DATASET SECTION =>

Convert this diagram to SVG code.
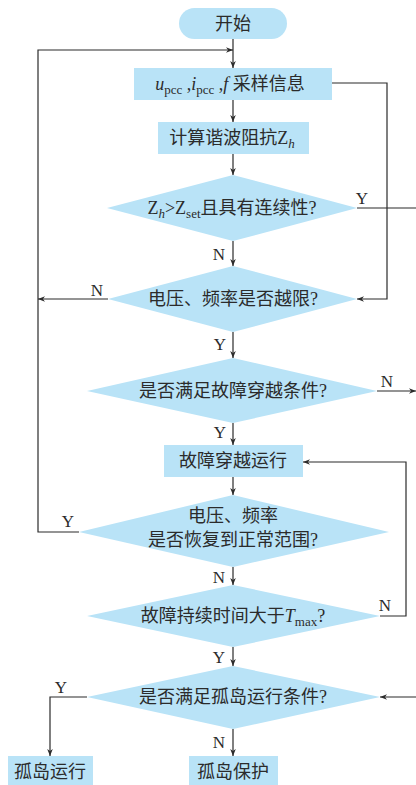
<svg xmlns="http://www.w3.org/2000/svg" width="416" height="785" viewBox="0 0 416 785">
<style>
.n{fill:#b9e3f7;stroke:none}
.t{font-family:"Liberation Serif","Noto Sans CJK SC",serif;font-size:18px;fill:#2b2b2b;text-anchor:middle}
.l{font-family:"Liberation Serif",serif;font-size:17px;fill:#2b2b2b;text-anchor:middle}
.c{fill:none;stroke:#2b2b2b;stroke-width:1.2}
.s{font-size:13px}
.i{font-style:italic}
</style>
<defs>
<marker id="a" viewBox="0 0 10 10" refX="10" refY="5" markerWidth="7" markerHeight="7" markerUnits="userSpaceOnUse" orient="auto">
<path d="M0,1 L10,5 L0,9 L3,5 z" fill="#2b2b2b"/>
</marker>
</defs>
<rect width="416" height="785" fill="#fff"/>
<g id="connectors">
<path class="c" d="M233,39 V68" marker-end="url(#a)"/>
<path class="c" d="M38,299 V50 H233" marker-end="url(#a)"/>
<path class="c" d="M233,100 V122" marker-end="url(#a)"/>
<path class="c" d="M233,154 V175" marker-end="url(#a)"/>
<path class="c" d="M332,83 H387 V299 H357" marker-end="url(#a)"/>
<path class="c" d="M357,208 H416"/>
<path class="c" d="M233,241 V266" marker-end="url(#a)"/>
<path class="c" d="M108,299 H38" marker-end="url(#a)"/>
<path class="c" d="M233,332 V358" marker-end="url(#a)"/>
<path class="c" d="M377,391 H416" marker-end="url(#a)"/>
<path class="c" d="M233,423 V445" marker-end="url(#a)"/>
<path class="c" d="M233,477 V495" marker-end="url(#a)"/>
<path class="c" d="M79,532 H38 V299"/>
<path class="c" d="M233,567 V585" marker-end="url(#a)"/>
<path class="c" d="M380,616 H406 V462 H303" marker-end="url(#a)"/>
<path class="c" d="M233,647 V666" marker-end="url(#a)"/>
<path class="c" d="M87,697 H50 V756" marker-end="url(#a)"/>
<path class="c" d="M416,697 H380" marker-end="url(#a)"/>
<path class="c" d="M233,729 V756" marker-end="url(#a)"/>
<text class="l" x="362" y="204">Y</text>
<text class="l" x="219" y="260">N</text>
<text class="l" x="97" y="296">N</text>
<text class="l" x="220" y="350">Y</text>
<text class="l" x="387" y="387">N</text>
<text class="l" x="220" y="438">Y</text>
<text class="l" x="68" y="527">Y</text>
<text class="l" x="219" y="583">N</text>
<text class="l" x="385" y="611">N</text>
<text class="l" x="219" y="663">Y</text>
<text class="l" x="61" y="693">Y</text>
<text class="l" x="219" y="748">N</text>
</g>
<g id="start">
<rect class="n" x="179" y="8" width="108" height="31" rx="15.5"/>
<text class="t" x="233" y="30">开始</text>
</g>
<g id="sample">
<rect class="n" x="134" y="68" width="198" height="32"/>
<text class="t" x="230" y="90"><tspan class="i">u</tspan><tspan class="s" dy="4">pcc</tspan><tspan dy="-4"> ,</tspan><tspan class="i">i</tspan><tspan class="s" dy="4">pcc</tspan><tspan dy="-4"> ,</tspan><tspan class="i">f</tspan> 采样信息</text>
</g>
<g id="calc">
<rect class="n" x="158" y="122" width="151" height="32"/>
<text class="t" x="232" y="144">计算谐波阻抗Z<tspan class="s i" dy="4">h</tspan></text>
</g>
<g id="d1">
<polygon class="n" points="107,208 233,175 357,208 233,241"/>
<text class="t" x="232" y="214">Z<tspan class="s i" dy="4">h</tspan><tspan dy="-4">&gt;Z</tspan><tspan class="s" dy="4">set</tspan><tspan dy="-4">且具有连续性?</tspan></text>
</g>
<g id="d2">
<polygon class="n" points="108,299 233,266 357,299 233,332"/>
<text class="t" x="233" y="305">电压、频率是否越限?</text>
</g>
<g id="d3">
<polygon class="n" points="87,391 233,358 377,391 233,423"/>
<text class="t" x="233" y="397">是否满足故障穿越条件?</text>
</g>
<g id="ride">
<rect class="n" x="164" y="445" width="139" height="32"/>
<text class="t" x="233" y="467">故障穿越运行</text>
</g>
<g id="d4">
<polygon class="n" points="79,532 233,495 389,532 233,567"/>
<text class="t" x="233" y="522">电压、频率</text>
<text class="t" x="233" y="546">是否恢复到正常范围?</text>
</g>
<g id="d5">
<polygon class="n" points="87,616 233,585 380,616 233,647"/>
<text class="t" x="233" y="622">故障持续时间大于<tspan class="i">T</tspan><tspan class="s" dy="4">max</tspan><tspan dy="-4">?</tspan></text>
</g>
<g id="d6">
<polygon class="n" points="87,697 233,666 380,697 233,729"/>
<text class="t" x="233" y="703">是否满足孤岛运行条件?</text>
</g>
<g id="island">
<rect class="n" x="8" y="756" width="85" height="29"/>
<text class="t" x="50" y="778">孤岛运行</text>
</g>
<g id="protect">
<rect class="n" x="189" y="756" width="89" height="29"/>
<text class="t" x="233" y="778">孤岛保护</text>
</g>
</svg>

TASK PROMPT => Write out the material above once more, exactly as it reads, with no pictures.

OUTPUT =>
Convert this diagram to SVG code.
<svg xmlns="http://www.w3.org/2000/svg" width="416" height="785" viewBox="0 0 416 785">
<style>
.n{fill:#b9e3f7;stroke:none}
.t{font-family:"Liberation Serif","Noto Sans CJK SC",serif;font-size:18px;fill:#2b2b2b;text-anchor:middle}
.l{font-family:"Liberation Serif",serif;font-size:17px;fill:#2b2b2b;text-anchor:middle}
.c{fill:none;stroke:#2b2b2b;stroke-width:1.2}
.s{font-size:13px}
.i{font-style:italic}
</style>
<defs>
<marker id="a" viewBox="0 0 10 10" refX="10" refY="5" markerWidth="7" markerHeight="7" markerUnits="userSpaceOnUse" orient="auto">
<path d="M0,1 L10,5 L0,9 L3,5 z" fill="#2b2b2b"/>
</marker>
</defs>
<rect width="416" height="785" fill="#fff"/>
<g id="connectors">
<path class="c" d="M233,39 V68" marker-end="url(#a)"/>
<path class="c" d="M38,299 V50 H233" marker-end="url(#a)"/>
<path class="c" d="M233,100 V122" marker-end="url(#a)"/>
<path class="c" d="M233,154 V175" marker-end="url(#a)"/>
<path class="c" d="M332,83 H387 V299 H357" marker-end="url(#a)"/>
<path class="c" d="M357,208 H416"/>
<path class="c" d="M233,241 V266" marker-end="url(#a)"/>
<path class="c" d="M108,299 H38" marker-end="url(#a)"/>
<path class="c" d="M233,332 V358" marker-end="url(#a)"/>
<path class="c" d="M377,391 H416" marker-end="url(#a)"/>
<path class="c" d="M233,423 V445" marker-end="url(#a)"/>
<path class="c" d="M233,477 V495" marker-end="url(#a)"/>
<path class="c" d="M79,532 H38 V299"/>
<path class="c" d="M233,567 V585" marker-end="url(#a)"/>
<path class="c" d="M380,616 H406 V462 H303" marker-end="url(#a)"/>
<path class="c" d="M233,647 V666" marker-end="url(#a)"/>
<path class="c" d="M87,697 H50 V756" marker-end="url(#a)"/>
<path class="c" d="M416,697 H380" marker-end="url(#a)"/>
<path class="c" d="M233,729 V756" marker-end="url(#a)"/>
<text class="l" x="362" y="204">Y</text>
<text class="l" x="219" y="260">N</text>
<text class="l" x="97" y="296">N</text>
<text class="l" x="220" y="350">Y</text>
<text class="l" x="387" y="387">N</text>
<text class="l" x="220" y="438">Y</text>
<text class="l" x="68" y="527">Y</text>
<text class="l" x="219" y="583">N</text>
<text class="l" x="385" y="611">N</text>
<text class="l" x="219" y="663">Y</text>
<text class="l" x="61" y="693">Y</text>
<text class="l" x="219" y="748">N</text>
</g>
<g id="start">
<rect class="n" x="179" y="8" width="108" height="31" rx="15.5"/>
<text class="t" x="233" y="30">开始</text>
</g>
<g id="sample">
<rect class="n" x="134" y="68" width="198" height="32"/>
<text class="t" x="230" y="90"><tspan class="i">u</tspan><tspan class="s" dy="4">pcc</tspan><tspan dy="-4"> ,</tspan><tspan class="i">i</tspan><tspan class="s" dy="4">pcc</tspan><tspan dy="-4"> ,</tspan><tspan class="i">f</tspan> 采样信息</text>
</g>
<g id="calc">
<rect class="n" x="158" y="122" width="151" height="32"/>
<text class="t" x="232" y="144">计算谐波阻抗Z<tspan class="s i" dy="4">h</tspan></text>
</g>
<g id="d1">
<polygon class="n" points="107,208 233,175 357,208 233,241"/>
<text class="t" x="232" y="214">Z<tspan class="s i" dy="4">h</tspan><tspan dy="-4">&gt;Z</tspan><tspan class="s" dy="4">set</tspan><tspan dy="-4">且具有连续性?</tspan></text>
</g>
<g id="d2">
<polygon class="n" points="108,299 233,266 357,299 233,332"/>
<text class="t" x="233" y="305">电压、频率是否越限?</text>
</g>
<g id="d3">
<polygon class="n" points="87,391 233,358 377,391 233,423"/>
<text class="t" x="233" y="397">是否满足故障穿越条件?</text>
</g>
<g id="ride">
<rect class="n" x="164" y="445" width="139" height="32"/>
<text class="t" x="233" y="467">故障穿越运行</text>
</g>
<g id="d4">
<polygon class="n" points="79,532 233,495 389,532 233,567"/>
<text class="t" x="233" y="522">电压、频率</text>
<text class="t" x="233" y="546">是否恢复到正常范围?</text>
</g>
<g id="d5">
<polygon class="n" points="87,616 233,585 380,616 233,647"/>
<text class="t" x="233" y="622">故障持续时间大于<tspan class="i">T</tspan><tspan class="s" dy="4">max</tspan><tspan dy="-4">?</tspan></text>
</g>
<g id="d6">
<polygon class="n" points="87,697 233,666 380,697 233,729"/>
<text class="t" x="233" y="703">是否满足孤岛运行条件?</text>
</g>
<g id="island">
<rect class="n" x="8" y="756" width="85" height="29"/>
<text class="t" x="50" y="778">孤岛运行</text>
</g>
<g id="protect">
<rect class="n" x="189" y="756" width="89" height="29"/>
<text class="t" x="233" y="778">孤岛保护</text>
</g>
</svg>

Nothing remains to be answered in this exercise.